Dissection de l'aorte :
La suspicion de dissection aortique nécessite la confirmation du diagnostic et la réduction de la pression artérielle systolique à la valeur la plus basse tolérable. Le traitement hypotenseur initial comporte l'administration d'un ß-bloqueur IV (esmolol, Brevibloc®) ou de labetalol IV pour réduire la fréquence cardiaque < 60 bpm (voir la page "antiHTA parentéraux").

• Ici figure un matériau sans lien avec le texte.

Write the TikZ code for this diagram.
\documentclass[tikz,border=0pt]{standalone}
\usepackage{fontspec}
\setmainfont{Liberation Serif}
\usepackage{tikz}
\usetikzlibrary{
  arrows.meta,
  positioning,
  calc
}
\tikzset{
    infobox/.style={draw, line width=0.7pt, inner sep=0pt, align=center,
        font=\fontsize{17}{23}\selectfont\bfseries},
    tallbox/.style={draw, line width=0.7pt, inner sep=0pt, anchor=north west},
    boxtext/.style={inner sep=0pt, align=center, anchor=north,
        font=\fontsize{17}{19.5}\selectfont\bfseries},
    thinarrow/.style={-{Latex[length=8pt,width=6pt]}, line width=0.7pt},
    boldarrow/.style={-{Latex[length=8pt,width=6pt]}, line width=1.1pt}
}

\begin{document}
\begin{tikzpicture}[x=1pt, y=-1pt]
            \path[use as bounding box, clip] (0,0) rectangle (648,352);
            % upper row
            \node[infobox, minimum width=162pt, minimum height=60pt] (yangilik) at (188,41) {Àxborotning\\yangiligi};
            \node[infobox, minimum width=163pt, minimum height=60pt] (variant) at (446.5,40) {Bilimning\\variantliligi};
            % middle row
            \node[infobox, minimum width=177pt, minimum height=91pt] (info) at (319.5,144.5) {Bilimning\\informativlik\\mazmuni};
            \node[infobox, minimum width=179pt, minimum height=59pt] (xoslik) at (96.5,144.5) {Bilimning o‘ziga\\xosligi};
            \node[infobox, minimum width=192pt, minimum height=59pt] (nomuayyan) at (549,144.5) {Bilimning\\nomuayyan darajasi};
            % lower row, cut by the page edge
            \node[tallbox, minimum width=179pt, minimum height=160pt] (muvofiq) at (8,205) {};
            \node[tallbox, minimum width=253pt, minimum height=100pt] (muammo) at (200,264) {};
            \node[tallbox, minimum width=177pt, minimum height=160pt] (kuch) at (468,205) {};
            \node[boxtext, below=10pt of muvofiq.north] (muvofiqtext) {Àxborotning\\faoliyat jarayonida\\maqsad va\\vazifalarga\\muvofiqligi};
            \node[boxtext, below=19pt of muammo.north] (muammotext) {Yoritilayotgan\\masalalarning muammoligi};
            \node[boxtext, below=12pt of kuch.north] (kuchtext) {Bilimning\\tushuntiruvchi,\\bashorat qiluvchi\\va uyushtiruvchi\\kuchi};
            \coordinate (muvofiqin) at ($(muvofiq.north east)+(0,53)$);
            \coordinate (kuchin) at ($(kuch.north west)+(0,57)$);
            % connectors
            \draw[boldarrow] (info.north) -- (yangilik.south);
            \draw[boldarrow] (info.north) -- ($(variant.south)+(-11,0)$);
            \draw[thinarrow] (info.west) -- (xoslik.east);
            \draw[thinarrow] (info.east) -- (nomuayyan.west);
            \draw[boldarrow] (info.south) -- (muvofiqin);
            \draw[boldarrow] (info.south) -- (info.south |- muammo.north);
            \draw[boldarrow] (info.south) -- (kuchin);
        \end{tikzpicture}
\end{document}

Si la pression artérielle systolique reste > 100 mmHg avec une fonction neurologique et rénale satisfaisante, le nitroprussiate sodique IV est ajouté. Le nitroprussiate sodique ne doit pas être utilisé en l'absence de ß-bloquant car l'activation sympathique réflexe liée à la vasodilatation augmente la contraction ventriculaire et les forces de cisaillement pariétal. Pour cette même raison, le diazoxide ou la dihydralazine ne doivent pas être utilisés.`
Les patients sous nitroprussiate sodique doivent être monitorés par un cathéter intra-artériel dans le bras ayant la pression auscultatoire la plus élevée. Lorsque l'état hémodynamique est stabilisé, les examens d'imagerie aortique sont réalisés (ETO, RMN ou aortographie selon les cas ou leur disponibilité).
A distance le traitement médical comporte une association de ß-bloqueur et d'IEC. L'éviction des efforts physiques intenses doit être recommandée afin de limiter le cisaillement pariétal aortique.